Auf der Verliererseite der Frankfurter Geldschwemme stehen die Banken und die Sparer. Der schrumpfende Abstand zwischen kurz- und langfristigen Zinsen lässt die Gewinne der Banken aus der Fristentransformation erodieren. Das schmälert ihre Fähigkeit, Eigenkapital aus eigener Kraft zu bilden. So bleiben die Banken labil und anfällig für neue Schocks. Die Sparer werden durch das Verschwinden des Zinses um die Erträge des Konsumverzichts gebracht. Die Sparbereitschaft sinkt, im Alter droht die Armut. Bedanken können sich die Sparer dann bei der EZB.

Das sind die drei Leitzinssätze der EZB

Klare Profiteure der Frankfurter Geldschwemme sind hingegen die Finanzminister der Eurozone. Sie werden sich die Hände reiben, kommen sie jetzt doch noch billiger an Kredite als bisher. Negative Zinsen belohnen sie sogar für das Schuldenmachen. Kein Wunder, dass in den Südländern kein Mensch mehr ans Sparen und ans Reformieren denkt. So geht die Politik der EZB am Ende nach hinten los. Statt wie erhofft dem Minuszins nach unten zu folgen, schießen die Schuldenquoten der Staaten nach oben.  Das setzt die Eurohüter unter Druck, die Zinsen weiter zu senken.  Die jüngsten geldpolitischen Lockerungen dürften daher noch längst nicht das Ende der Fahnenstange markieren.  

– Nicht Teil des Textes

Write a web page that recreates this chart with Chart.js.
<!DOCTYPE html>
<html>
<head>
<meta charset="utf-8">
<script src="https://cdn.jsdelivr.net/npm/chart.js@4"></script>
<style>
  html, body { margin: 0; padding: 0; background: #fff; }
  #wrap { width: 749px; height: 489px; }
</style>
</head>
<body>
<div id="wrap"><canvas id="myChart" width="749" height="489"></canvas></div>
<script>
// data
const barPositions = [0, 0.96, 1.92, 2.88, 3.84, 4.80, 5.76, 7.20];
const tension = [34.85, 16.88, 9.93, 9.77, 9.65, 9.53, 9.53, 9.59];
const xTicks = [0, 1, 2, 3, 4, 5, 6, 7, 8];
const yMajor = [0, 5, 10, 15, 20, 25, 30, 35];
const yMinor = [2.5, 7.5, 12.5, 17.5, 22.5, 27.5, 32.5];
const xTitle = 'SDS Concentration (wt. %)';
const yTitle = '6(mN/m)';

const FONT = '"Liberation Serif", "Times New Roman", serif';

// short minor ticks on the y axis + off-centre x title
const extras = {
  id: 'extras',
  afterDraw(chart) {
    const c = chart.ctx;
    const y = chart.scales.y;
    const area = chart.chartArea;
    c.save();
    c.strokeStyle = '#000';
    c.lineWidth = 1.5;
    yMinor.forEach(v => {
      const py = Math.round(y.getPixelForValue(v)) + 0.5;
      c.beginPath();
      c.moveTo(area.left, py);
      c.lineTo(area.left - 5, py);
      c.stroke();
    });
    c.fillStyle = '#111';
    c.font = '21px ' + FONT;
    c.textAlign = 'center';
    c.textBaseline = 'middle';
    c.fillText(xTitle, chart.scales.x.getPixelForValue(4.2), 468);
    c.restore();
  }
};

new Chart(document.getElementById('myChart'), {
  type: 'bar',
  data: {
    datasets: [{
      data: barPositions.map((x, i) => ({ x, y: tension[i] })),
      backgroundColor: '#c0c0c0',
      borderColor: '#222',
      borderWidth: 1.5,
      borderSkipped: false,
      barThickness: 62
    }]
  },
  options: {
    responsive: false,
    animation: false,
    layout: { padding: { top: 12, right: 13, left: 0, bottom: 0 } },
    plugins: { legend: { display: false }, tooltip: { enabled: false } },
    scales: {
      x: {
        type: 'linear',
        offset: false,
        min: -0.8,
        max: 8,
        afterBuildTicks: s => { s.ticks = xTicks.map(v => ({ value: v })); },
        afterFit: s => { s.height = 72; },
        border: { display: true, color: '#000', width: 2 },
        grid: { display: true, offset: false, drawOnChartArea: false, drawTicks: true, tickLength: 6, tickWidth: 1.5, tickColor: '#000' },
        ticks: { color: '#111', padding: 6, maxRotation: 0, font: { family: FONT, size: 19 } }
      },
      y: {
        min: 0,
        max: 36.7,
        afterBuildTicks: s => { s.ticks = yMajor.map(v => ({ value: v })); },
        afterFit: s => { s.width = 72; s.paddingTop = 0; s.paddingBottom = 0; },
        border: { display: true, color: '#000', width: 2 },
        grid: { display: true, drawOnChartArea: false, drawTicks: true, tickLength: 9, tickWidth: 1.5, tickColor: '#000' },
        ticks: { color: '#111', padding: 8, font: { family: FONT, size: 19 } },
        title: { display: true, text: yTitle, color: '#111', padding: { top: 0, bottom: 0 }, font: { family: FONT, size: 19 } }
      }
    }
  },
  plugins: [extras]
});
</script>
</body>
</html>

Ewig aber lässt sich die Spirale aus niedrigen Zinsen und steigenden Schulden nicht fortsetzen. Früher oder später wird die Geldflut der EZB die Verbraucherpreise auf breiter Front nach oben treiben. Dann aber ist nicht nur das Vertrauen der Menschen in die Währungshüter, sondern in das gesamte Geldsystem hinüber. Europa geht rauen Zeiten entgegen.